Effects of the explosion were immediate and have continued to reverberate through the early stages of the primary season as presidential wannabes found that their arguments that Obama was responsible for the recession and the loss of millions of jobs, something that many voters have not bought into, were being undercut by his message.

It is Mitt Romney, of course, who has been most vulnerable to that message because of his stewardship of Bain Capital, an equity firm that in the finest tradition of avaricious capitalism, looted company after company, in some cases intentionally bankrupting them and then furloughing workers by the thousands. Some were invited to reapply for jobs that paid less and offered fewer benefits.

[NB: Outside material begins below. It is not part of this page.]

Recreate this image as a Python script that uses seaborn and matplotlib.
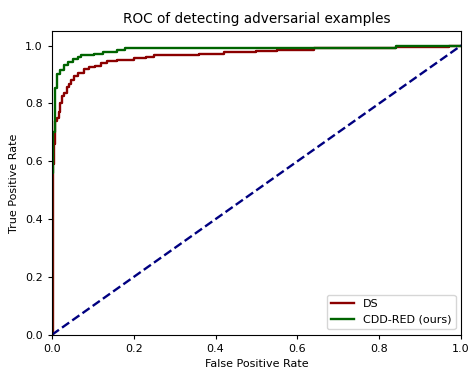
import matplotlib
matplotlib.use('Agg')
import matplotlib.pyplot as plt
import seaborn as sns

# ROC points (false positive rate, true positive rate)
dsFpr = [0, 0.002, 0.004, 0.006, 0.009, 0.013, 0.017, 0.021, 0.024, 0.031, 0.037, 0.042,
         0.048, 0.055, 0.065, 0.078, 0.09, 0.105, 0.12, 0.135, 0.16, 0.2, 0.23, 0.25,
         0.3, 0.36, 0.42, 0.5, 0.55, 0.64, 0.84, 0.97, 1.0]
dsTpr = [0, 0.343, 0.59, 0.66, 0.74, 0.75, 0.77, 0.80, 0.825, 0.837, 0.855, 0.866,
         0.88, 0.894, 0.906, 0.918, 0.925, 0.93, 0.94, 0.946, 0.95, 0.956, 0.96, 0.966,
         0.969, 0.972, 0.978, 0.981, 0.986, 0.99, 0.995, 1.0, 1.0]

cddFpr = [0, 0.001, 0.004, 0.007, 0.009, 0.012, 0.019, 0.027, 0.031, 0.039, 0.051, 0.065,
          0.072, 0.092, 0.104, 0.124, 0.16, 0.18, 0.43, 0.84, 0.964, 1.0]
cddTpr = [0, 0.56, 0.70, 0.72, 0.854, 0.9, 0.914, 0.917, 0.934, 0.944, 0.952, 0.96,
          0.966, 0.969, 0.972, 0.978, 0.984, 0.99, 0.993, 0.997, 1.0, 1.0]

chanceLine = [0, 1]

fig, ax = plt.subplots(figsize=(4.71, 3.70), dpi=100)
fig.subplots_adjust(left=0.110, right=0.979, top=0.916, bottom=0.095)

sns.lineplot(x=dsFpr, y=dsTpr, color='darkred', lw=1.7, label='DS',
             drawstyle='steps-post', sort=False, estimator=None, ax=ax)
sns.lineplot(x=cddFpr, y=cddTpr, color='darkgreen', lw=1.7, label='CDD-RED (ours)',
             drawstyle='steps-post', sort=False, estimator=None, ax=ax)
ax.plot(chanceLine, chanceLine, color='navy', lw=1.7, linestyle='--')

ax.set_xlim(0.0, 1.0)
ax.set_ylim(0.0, 1.05)
ax.set_xlabel('False Positive Rate', fontsize=8)
ax.set_ylabel('True Positive Rate', fontsize=8)
ax.set_title('ROC of detecting adversarial examples', fontsize=9.8)
ax.tick_params(labelsize=8, length=3)
ax.legend(loc='lower right', fontsize=8)

plt.savefig('out.png', dpi=100)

One irony of this plate shifting is that Romney's chief nemeses are Newt Gingrich and Rick Santorum, who finished tied for a distant third in New Hampshire in splitting the hard right-wing vote, but have done quite well, thank you, feeding at the very trough where Romney has drunk long and hard. Gingrich is a millionaire while Santorum had nearly a million bucks in income last year without having a steady job.

Another irony is that Gingrich in particular is now spouting the semblance of an anti-capitalism line while joining his opponents in ritually denouncing Obama as being disdainful of individual enterprise.

While Gingrich is legendary for flip-flopping, it was rather startling to hear him ask New Hampshire voters if "capitalism [is] really about the ability of a handful of rich people to manipulate the lives of thousands of other people and walk off with the money? Or is that somehow a flawed system?"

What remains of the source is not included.